The cops have disgraced themselves by killing a black man, by nearly killing a white grandpa, by arresting people for going to church, and so on. “Fellow-officers” showed themselves to be complicit with the “bad eggs,” police unions have proven to be utterly contemptuous, and both state and local prosecutors have joined them.

Politicians of every flavor have shown themselves to be feckless, stupid, false, angry, brutal and power-mad. And crazily narcissistic, of course.

The arrogant new tech giants displayed their willingness… nay, their eagerness to censor… seeing all who fail to worship their narrow and brittle philosophy as ignorant, dangerous buffoons.

I could go on (you undoubtedly have your own favorites), but I’ll move along. Suffice it to say that the only public institution that hasn’t overtly disgraced itself is the military, but this isn’t over yet and their status is already past its expiration date.

#3: “The Markets” Have Been Unmasked As Rigged

The middle class, lower middle class and the poor all know that the Treasury (and central banks world-wide) have saved their friends (banks, corps and “the rich”) while tossing them crumbs and expecting them to be thankful.

The interest rates on credit cards, at the same time (and at some point it really does pass into usury) keep rising. Tens of millions of jobs have been lost, but real estate taxes remain and rise, as do other taxes.

On the other hand, the upper middle class – the 401(k) class – has been wildly protected, in the form of a stock market that has levitated in spite of world-wide disaster. (This is not to demonize the upper middle class; most of them are decent people who are stuck in this crazy situation the same as everyone else.)

At this point everyone knows that it’s all a big charade: that “fundamentals,” “market forces,” and so on are meaningless: What the Treasury buys, goes up.

God help us.

#4: Mindless Consumerism Has, Perhaps, Broken

Americans, and Westerners in general, have been addicted to status symbols all through my lifetime. When I was a boy people joked about “keeping up with the Joneses,” but it was only funny because it was true.

Bear in mind that this was a cultured addiction. Empowered by a perfect storm of big business intent, mass media and the “science” of propaganda, it worked insanely well, to the point where most people bought carts full of stuff, not because it made their lives better, but because they were induced to buy it by publicity campaigns.

To put it succinctly, America, since about 1920, shifted from a needs culture to a wants culture. And, since the US was the world’s primary generator of images, the rest of the world tended to follow.

Now, with need returning, that particular flavor of crazy may end. This is still uncertain, mind you, but the longer the pain continues, the more likely it becomes.


So, there really are good things in the midst of this insanity. Please do whatever you can to move them along.


Paul Rosenberg


12 thoughts on “4 Good Things Coming Out of This Mess”

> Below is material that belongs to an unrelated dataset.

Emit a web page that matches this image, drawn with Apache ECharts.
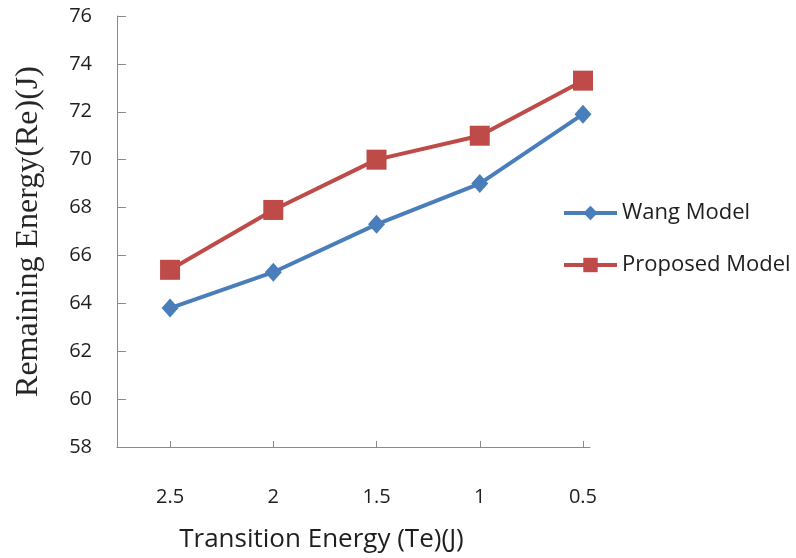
<!DOCTYPE html>
<html>
<head>
<meta charset="utf-8">
<script src="https://cdn.jsdelivr.net/npm/echarts@6/dist/echarts.min.js"></script>
<style>
  html, body { margin: 0; padding: 0; background: #fff; }
  #chart { width: 796px; height: 558px; }
</style>
</head>
<body>
<div id="chart"></div>
<script>
// Transition energy levels (J), plotted from highest to lowest
const transitionEnergy = [2.5, 2, 1.5, 1, 0.5];
const wangModel = [63.8, 65.3, 67.3, 69.0, 71.9];
const proposedModel = [65.4, 67.9, 70.0, 71.0, 73.3];
const yTicks = [58, 60, 62, 64, 66, 68, 70, 72, 74, 76];

const pairs = (vals) => transitionEnergy.map((x, i) => [x, vals[i]]);

const axisGray = '#8a8a8a';
const textColor = '#1e1e1e';
const sans = '"Open Sans", "Liberation Sans", sans-serif';

const chart = echarts.init(document.getElementById('chart'), null, { renderer: 'canvas' });
chart.setOption({
  animation: false,
  backgroundColor: '#fff',
  grid: { left: 117, right: 206, top: 16, bottom: 108, containLabel: false },
  legend: {
    orient: 'vertical',
    left: 557,
    top: 197,
    itemWidth: 53,
    itemHeight: 18,
    itemGap: 30,
    lineStyle: { width: 4 },
    textStyle: { fontFamily: sans, fontSize: 22, color: textColor },
    data: ['Wang Model', 'Proposed Model']
  },
  xAxis: {
    type: 'value',
    inverse: true,
    min: 0.466,
    max: 2.757,
    name: 'Transition Energy (Te)(J)',
    nameLocation: 'middle',
    nameGap: 80,
    nameTextStyle: { fontFamily: sans, fontSize: 26, color: textColor, padding: [0, 64, 0, 0] },
    axisLine: { show: true, lineStyle: { color: axisGray, width: 1 } },
    axisTick: { show: true, inside: true, length: 6, customValues: transitionEnergy, lineStyle: { color: axisGray } },
    axisLabel: {
      customValues: transitionEnergy,
      margin: 40,
      fontFamily: sans,
      fontSize: 20,
      color: textColor,
      formatter: (v) => String(v)
    },
    splitLine: { show: false }
  },
  yAxis: {
    type: 'value',
    min: 58,
    max: 76,
    interval: 2,
    name: 'Remaining Energy(Re)(J)',
    nameLocation: 'middle',
    nameGap: 72,
    nameTextStyle: { fontFamily: '"Liberation Serif", "DejaVu Serif", serif', fontSize: 32, color: '#262626' },
    axisLine: { show: true, lineStyle: { color: axisGray, width: 1 } },
    axisTick: { show: true, inside: true, length: 9, lineStyle: { color: axisGray } },
    axisLabel: {
      margin: 25,
      fontFamily: sans,
      fontSize: 20,
      color: textColor,
      customValues: yTicks
    },
    splitLine: { show: false }
  },
  series: [
    {
      name: 'Wang Model',
      type: 'line',
      data: pairs(wangModel),
      symbol: 'diamond',
      symbolSize: [17, 19],
      itemStyle: { color: '#4a7ebb' },
      lineStyle: { color: '#4a7ebb', width: 4 }
    },
    {
      name: 'Proposed Model',
      type: 'line',
      data: pairs(proposedModel),
      symbol: 'rect',
      symbolSize: 20,
      itemStyle: { color: '#be4b48' },
      lineStyle: { color: '#be4b48', width: 4 }
    }
  ]
});
</script>
</body>
</html>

  1. man you nailed it quite well!massive undermining of government interference 2 and propaganda.thanx it will be interesting going forward.

    1. A few years ago, I realized that “mind control”, as nutty as portrayed in the mainstream, is assumed to be possible and desirable by everyone who spends money in advertising (at least advertising that goes beyond “here’s who I am and what I do” to “here’s why you should do business with me”.)

      So, #4 above may mean that more individuals are developing a defense against mind control, aka advertising and propaganda. Or at least have entered an environment where they are not as quick to act on external media suggestions as before.

      It is interesting if the window of peak suggestability starts and maybe ends with the existence of the Federal Reserve Bank.

  2. Keep counting…
    5. Gun control groups have shut up. They’ve lost not just momentum, but serious territory, as their donors repurpose their monthly contribution funds towards the purchase of personal firepower. Since there is a sucker born every minute, these groups will start rolling forward again as soon as the “current emergency” is over and about six months have passed — just as they did after the LA riots — but for now, the silence (particularly from David Hogg) is refreshing and welcome.
    6. The biggest socialist enclaves in America are self-destructing. While I feel somewhat sympathetic towards the subset of residents who consistently voted against the current crop of fluff-heads in power, the results of socialism are now naked and exposed. A liberal classmate of mine posted today, “my second (or third) [reaction to the Floyd incident] was Minneapolis? Really? In this bastion of liberalism in the US? Have been surprised to learn that Minneapolis has one of the largest black-white wealth/income gaps, among other inequities. Turbulent times help us challenge more deeply what we’ve previously taken as truths.” I hold no hope at all that this process will deliver her anywhere near to my own worldview, which finds all these elements 100% consonant and rational.
    7. Attempts at exporting the looting and rioting to “deplorable country” have been swiftly and effectively quashed either by the government or by the public itself. The “militia of the whole” has so far proven to be quite competent, despite the government having totally abrogated its responsibility for training it.

  3. 8. Those who would censor others are being exposed and coming out of the closet. Exactly how this will be resolved is not at all clear, but my sense is that hopefully alternatives will be developed so that Google, Facebook, Twitter and others lose their defacto monopolies on communication. Too many have been comfortable with their “private” monopolies and are learning the hard way that alternatives need to be developed and sought out.
    9. The privacy of the individual has become more and more important as we all have had to deal with an experiment in socialism that has taught us how much power the government thinks it has over our daily life. Wear masks and do social distancing, unless of course you are rioting or “peacefully protesting.” Keep your businesses, churches, synagogues, mosques, etc., closed in spite of demonstrations that those requirements were not doing any good, or at least more harm than the supposed benefits.

    1. “…hopefully alternatives will be developed so that Google, Facebook, Twitter and others lose their defacto monopolies on communication.”
      This has already been happening! May I suggest Startpage as a great alternative for internet search, Flote.app to replace Facebook/Twitter, and LBRY.tv for YouTube.
      These three: Startpage, Flote, and LBRY, are all founded and run by people who are committed to individualism and fiercely opposed to statism.

  4. Thanks for the perfect summation.Let’s hope this awakening can aid us in the difficult times ahead.